Frequently Asked Questions

Is replacing motors mandatory for ISO 50001?

The standard does not make a specific equipment change mandatory; however, it requires continuous energy performance improvement. Because motors consume the largest part of the energy, the transition to efficient motors is one of the most effective and fastest-paying improvements in most facilities. So it is not mandatory but usually the most sensible step.

Which motors should I start prioritizing with?

It is best to start with the most-running (high annual running hours) and the oldest/lowest-efficiency motors. The motors where these two criteria intersect carry the highest saving potential and provide the fastest payback. Therefore, it is wise to mark these motors in the inventory and take them into the first investment wave.

How do I prove savings without a baseline?

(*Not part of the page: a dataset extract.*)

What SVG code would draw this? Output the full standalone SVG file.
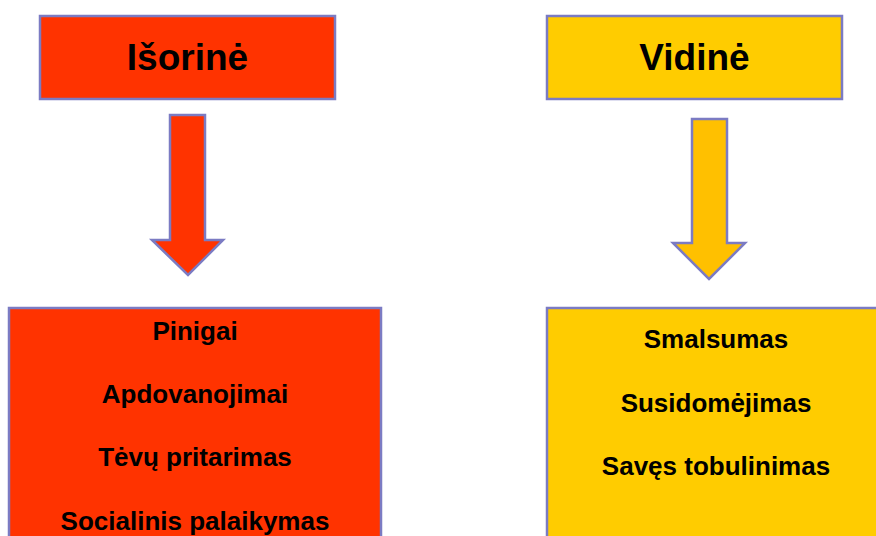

You cannot. Without a solid baseline, it is impossible to measure the real impact of the improvement. Therefore, before the motor change you need to record the existing consumption, running hours and load condition; and after the change, measure under the same conditions. Only in this way can the gain be documented.

Get a Quote

If you are planning a motor efficiency improvement under ISO 50001, contact us with your facility's motor inventory and the information of your priority motors; we will offer support on efficient motor options and a supply plan. For a fast quote and technical support, reach us at +90 (532) 345 49 86 or send your request through our contact page.

Prioritization Checklist

  • Have you built an inventory of all the motors in the facility?
  • Have you recorded each motor's power, speed, efficiency class and age?
  • Have you determined the motors' running hours and load conditions?
  • Have you established the energy baseline?
  • Have you defined the EnPI indicators at the system level?
  • Have you prioritized the most-running and oldest motors?
  • Have you planned the investment in order of payback?
  • Have you set up the continuous improvement cycle?